O senhor tem alguma ideia de como mudar esse modelo?

Essa é uma negociação entre Estados e povos indígenas. Eu não sou nem uma coisa, nem outra. Não posso prever o que os Estados farão, pois são eles que constroem o direito internacional. E tampouco falo em nome dos povos indígenas. Sou relator especial sobre seus direitos; minha função é orientar sobre como aplicá-los melhor.

No seu primeiro informe como relator, o senhor alertou para os riscos de misturar os conceitos de povos indígenas e comunidades locais. Quais são esses riscos?

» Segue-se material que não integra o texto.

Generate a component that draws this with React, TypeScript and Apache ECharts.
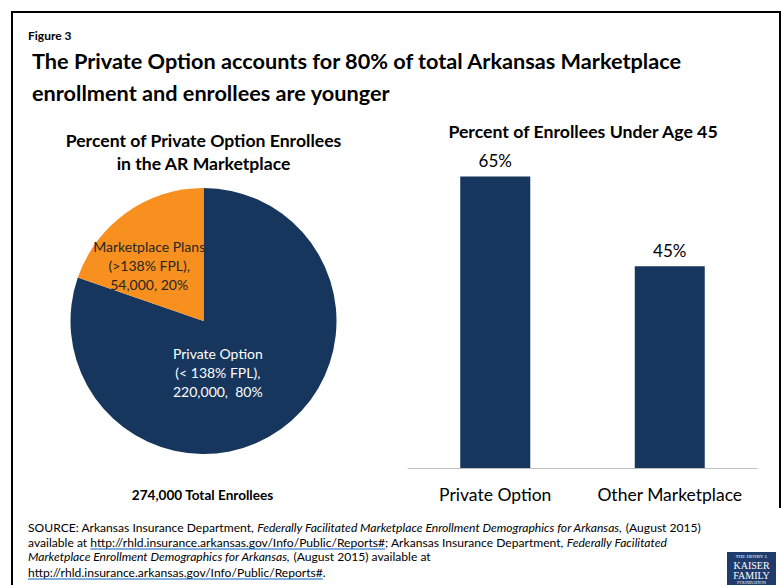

Se as duas categorias forem completamente confundidas, o primeiro risco é a degradação dos direitos dos povos indígenas, porque “comunidade local” continua sendo um conceito de direito interno, ao contrário de povos indígenas, que constituem um conceito de direitos humanos no âmbito do direito internacional. No exercício de sua soberania, os Estados podem definir quem faz parte de uma comunidade local. E alguns Estados o fizeram, como a República Democrática do Congo, de onde venho. Mas o número de países que fizeram ainda é muito baixo. A legislação interna pode conceder alguns direitos territoriais às comunidades locais, mas esses direitos podem ser suspensos, restringidos ou modificados também conforme a legislação interna. Se aceitássemos que os direitos das comunidades locais e dos povos indígenas são a mesma coisa, isso poderia implicar que os direitos indígenas também dependeriam da legislação nacional — o que não é verdade. Os direitos indígenas estão baseados no direito internacional. Muitos Estados estão impulsionando com força a categoria de comunidades locais com a intenção de rebaixar os direitos indígenas sobre terras e recursos ao mesmo nível dos direitos das comunidades locais. Assim, podem controlar esses direitos, definir seu alcance, expropriar, limitar, fazer o que quiserem. Um segundo risco é que, em certas regiões, como África e Ásia, a terra foi tomada dos povos indígenas por comunidades locais. Como escrevi em meu informe: se você coloca o ator dominante e sua vítima sob a mesma categoria legal de proteção, compromete o destino da vítima.